▶ **Dataset entries**
BEGIN
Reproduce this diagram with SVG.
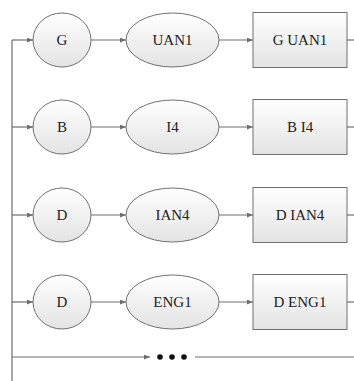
<svg xmlns="http://www.w3.org/2000/svg" width="354" height="381" viewBox="0 0 354 381">
  <defs>
    <linearGradient id="shade" x1="0" y1="0" x2="0" y2="1">
      <stop offset="0" stop-color="#ffffff"/>
      <stop offset="1" stop-color="#e3e3e3"/>
    </linearGradient>
    <marker id="arrow" viewBox="0 0 10 8" refX="10" refY="4" markerWidth="6" markerHeight="5" markerUnits="userSpaceOnUse" orient="auto">
      <path d="M0,0 L10,4 L0,8 Z" fill="#6e6e6e"/>
    </marker>
  </defs>
  <style>
    .shape { fill: url(#shade); stroke: #707070; stroke-width: 1; }
    .line { stroke: #6e6e6e; stroke-width: 1.2; fill: none; }
    .arr { marker-end: url(#arrow); }
    text { font-family: "Liberation Serif", "Times New Roman", serif; font-size: 15px; fill: #222; text-anchor: middle; }
  </style>

  <!-- connectors -->
  <g id="connectors">
    <path class="line" d="M12,40 V381"/>
    <!-- row 1 -->
    <path class="line arr" d="M12,40 H33"/>
    <path class="line arr" d="M91,40 H126"/>
    <path class="line arr" d="M219,40 H253"/>
    <path class="line" d="M347,40 H354"/>
    <!-- row 2 -->
    <path class="line arr" d="M12,127 H33"/>
    <path class="line arr" d="M91,127 H126"/>
    <path class="line arr" d="M219,127 H253"/>
    <path class="line" d="M347,127 H354"/>
    <!-- row 3 -->
    <path class="line arr" d="M12,215 H33"/>
    <path class="line arr" d="M91,215 H126"/>
    <path class="line arr" d="M219,215 H253"/>
    <path class="line" d="M347,215 H354"/>
    <!-- row 4 -->
    <path class="line arr" d="M12,302 H33"/>
    <path class="line arr" d="M91,302 H126"/>
    <path class="line arr" d="M219,302 H253"/>
    <path class="line" d="M347,302 H354"/>
    <!-- continuation row -->
    <path class="line arr" d="M12,357 H150"/>
    <path class="line" d="M195,357 H354"/>
  </g>

  <!-- row 1 -->
  <g id="g1">
    <ellipse class="shape" cx="62" cy="40" rx="29" ry="27"/>
    <text x="62" y="45">G</text>
  </g>
  <g id="uan1">
    <ellipse class="shape" cx="172.5" cy="40" rx="46.5" ry="27"/>
    <text x="172.5" y="45">UAN1</text>
  </g>
  <g id="g-uan1">
    <rect class="shape" x="253" y="12.5" width="94" height="55"/>
    <text x="300" y="45">G UAN1</text>
  </g>

  <!-- row 2 -->
  <g id="b">
    <ellipse class="shape" cx="62" cy="127" rx="29" ry="27"/>
    <text x="62" y="132">B</text>
  </g>
  <g id="i4">
    <ellipse class="shape" cx="172.5" cy="127" rx="46.5" ry="27"/>
    <text x="172.5" y="132">I4</text>
  </g>
  <g id="b-i4">
    <rect class="shape" x="253" y="99.5" width="94" height="55"/>
    <text x="300" y="132">B I4</text>
  </g>

  <!-- row 3 -->
  <g id="d1">
    <ellipse class="shape" cx="62" cy="215" rx="29" ry="27"/>
    <text x="62" y="220">D</text>
  </g>
  <g id="ian4">
    <ellipse class="shape" cx="172.5" cy="215" rx="46.5" ry="27"/>
    <text x="172.5" y="220">IAN4</text>
  </g>
  <g id="d-ian4">
    <rect class="shape" x="253" y="187.5" width="94" height="55"/>
    <text x="300" y="220">D IAN4</text>
  </g>

  <!-- row 4 -->
  <g id="d2">
    <ellipse class="shape" cx="62" cy="302" rx="29" ry="27"/>
    <text x="62" y="307">D</text>
  </g>
  <g id="eng1">
    <ellipse class="shape" cx="172.5" cy="302" rx="46.5" ry="27"/>
    <text x="172.5" y="307">ENG1</text>
  </g>
  <g id="d-eng1">
    <rect class="shape" x="253" y="274.5" width="94" height="55"/>
    <text x="300" y="307">D ENG1</text>
  </g>

  <!-- ellipsis -->
  <g id="more" fill="#111">
    <circle cx="160" cy="357" r="2.8"/>
    <circle cx="172" cy="357" r="2.8"/>
    <circle cx="184" cy="357" r="2.8"/>
  </g>
</svg>
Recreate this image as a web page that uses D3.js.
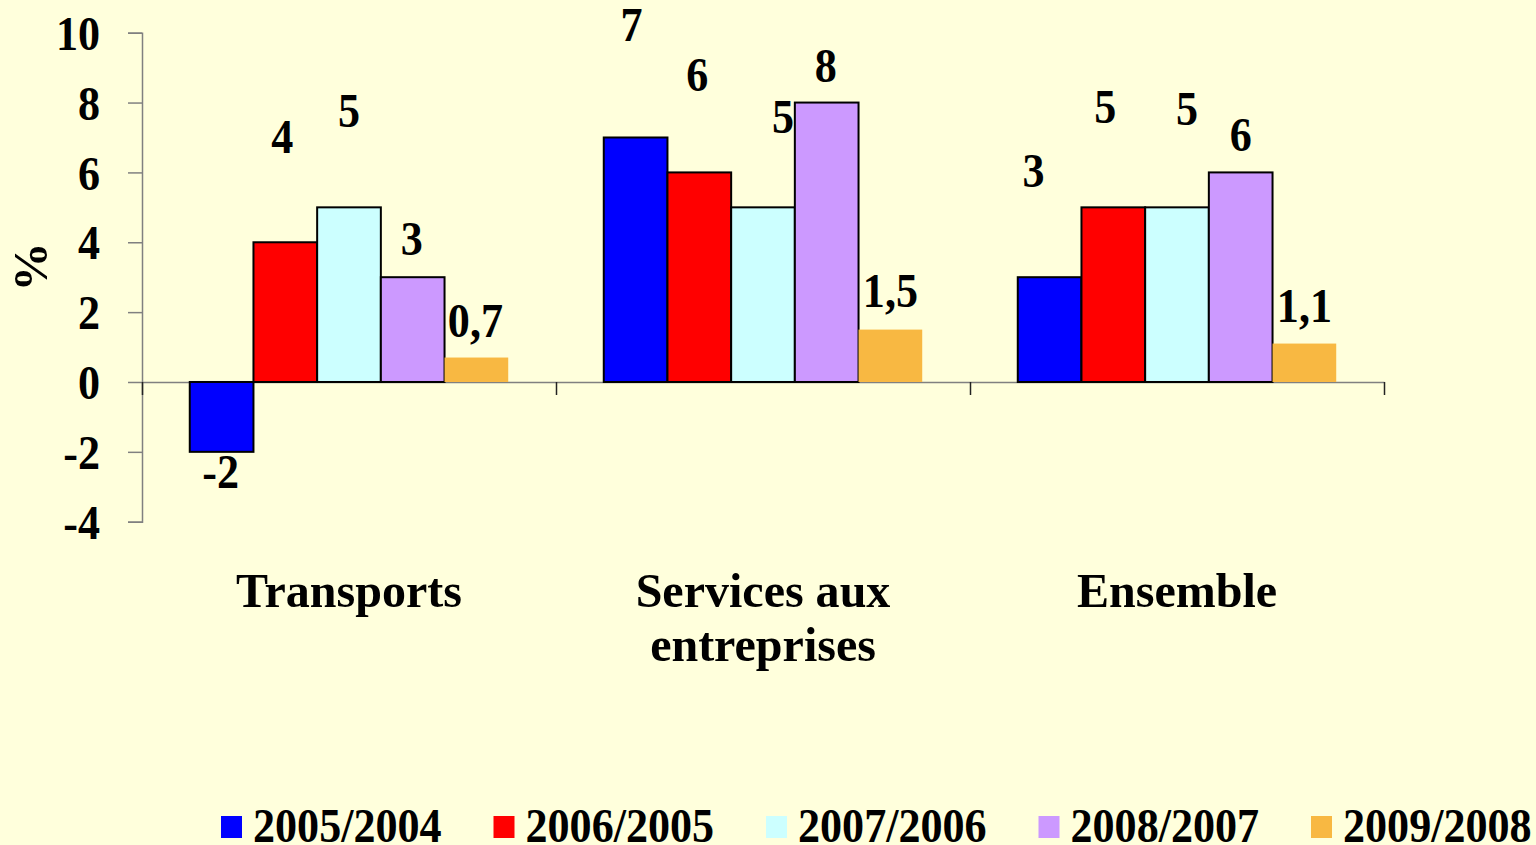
END
Your task is to return the entries above exactly, with no pictures.

▶ **Solution for this exercise**
Reproduce this diagram with SVG.
<svg xmlns="http://www.w3.org/2000/svg" width="354" height="381" viewBox="0 0 354 381">
  <defs>
    <linearGradient id="shade" x1="0" y1="0" x2="0" y2="1">
      <stop offset="0" stop-color="#ffffff"/>
      <stop offset="1" stop-color="#e3e3e3"/>
    </linearGradient>
    <marker id="arrow" viewBox="0 0 10 8" refX="10" refY="4" markerWidth="6" markerHeight="5" markerUnits="userSpaceOnUse" orient="auto">
      <path d="M0,0 L10,4 L0,8 Z" fill="#6e6e6e"/>
    </marker>
  </defs>
  <style>
    .shape { fill: url(#shade); stroke: #707070; stroke-width: 1; }
    .line { stroke: #6e6e6e; stroke-width: 1.2; fill: none; }
    .arr { marker-end: url(#arrow); }
    text { font-family: "Liberation Serif", "Times New Roman", serif; font-size: 15px; fill: #222; text-anchor: middle; }
  </style>

  <!-- connectors -->
  <g id="connectors">
    <path class="line" d="M12,40 V381"/>
    <!-- row 1 -->
    <path class="line arr" d="M12,40 H33"/>
    <path class="line arr" d="M91,40 H126"/>
    <path class="line arr" d="M219,40 H253"/>
    <path class="line" d="M347,40 H354"/>
    <!-- row 2 -->
    <path class="line arr" d="M12,127 H33"/>
    <path class="line arr" d="M91,127 H126"/>
    <path class="line arr" d="M219,127 H253"/>
    <path class="line" d="M347,127 H354"/>
    <!-- row 3 -->
    <path class="line arr" d="M12,215 H33"/>
    <path class="line arr" d="M91,215 H126"/>
    <path class="line arr" d="M219,215 H253"/>
    <path class="line" d="M347,215 H354"/>
    <!-- row 4 -->
    <path class="line arr" d="M12,302 H33"/>
    <path class="line arr" d="M91,302 H126"/>
    <path class="line arr" d="M219,302 H253"/>
    <path class="line" d="M347,302 H354"/>
    <!-- continuation row -->
    <path class="line arr" d="M12,357 H150"/>
    <path class="line" d="M195,357 H354"/>
  </g>

  <!-- row 1 -->
  <g id="g1">
    <ellipse class="shape" cx="62" cy="40" rx="29" ry="27"/>
    <text x="62" y="45">G</text>
  </g>
  <g id="uan1">
    <ellipse class="shape" cx="172.5" cy="40" rx="46.5" ry="27"/>
    <text x="172.5" y="45">UAN1</text>
  </g>
  <g id="g-uan1">
    <rect class="shape" x="253" y="12.5" width="94" height="55"/>
    <text x="300" y="45">G UAN1</text>
  </g>

  <!-- row 2 -->
  <g id="b">
    <ellipse class="shape" cx="62" cy="127" rx="29" ry="27"/>
    <text x="62" y="132">B</text>
  </g>
  <g id="i4">
    <ellipse class="shape" cx="172.5" cy="127" rx="46.5" ry="27"/>
    <text x="172.5" y="132">I4</text>
  </g>
  <g id="b-i4">
    <rect class="shape" x="253" y="99.5" width="94" height="55"/>
    <text x="300" y="132">B I4</text>
  </g>

  <!-- row 3 -->
  <g id="d1">
    <ellipse class="shape" cx="62" cy="215" rx="29" ry="27"/>
    <text x="62" y="220">D</text>
  </g>
  <g id="ian4">
    <ellipse class="shape" cx="172.5" cy="215" rx="46.5" ry="27"/>
    <text x="172.5" y="220">IAN4</text>
  </g>
  <g id="d-ian4">
    <rect class="shape" x="253" y="187.5" width="94" height="55"/>
    <text x="300" y="220">D IAN4</text>
  </g>

  <!-- row 4 -->
  <g id="d2">
    <ellipse class="shape" cx="62" cy="302" rx="29" ry="27"/>
    <text x="62" y="307">D</text>
  </g>
  <g id="eng1">
    <ellipse class="shape" cx="172.5" cy="302" rx="46.5" ry="27"/>
    <text x="172.5" y="307">ENG1</text>
  </g>
  <g id="d-eng1">
    <rect class="shape" x="253" y="274.5" width="94" height="55"/>
    <text x="300" y="307">D ENG1</text>
  </g>

  <!-- ellipsis -->
  <g id="more" fill="#111">
    <circle cx="160" cy="357" r="2.8"/>
    <circle cx="172" cy="357" r="2.8"/>
    <circle cx="184" cy="357" r="2.8"/>
  </g>
</svg>
Recreate this image as a web page that uses D3.js.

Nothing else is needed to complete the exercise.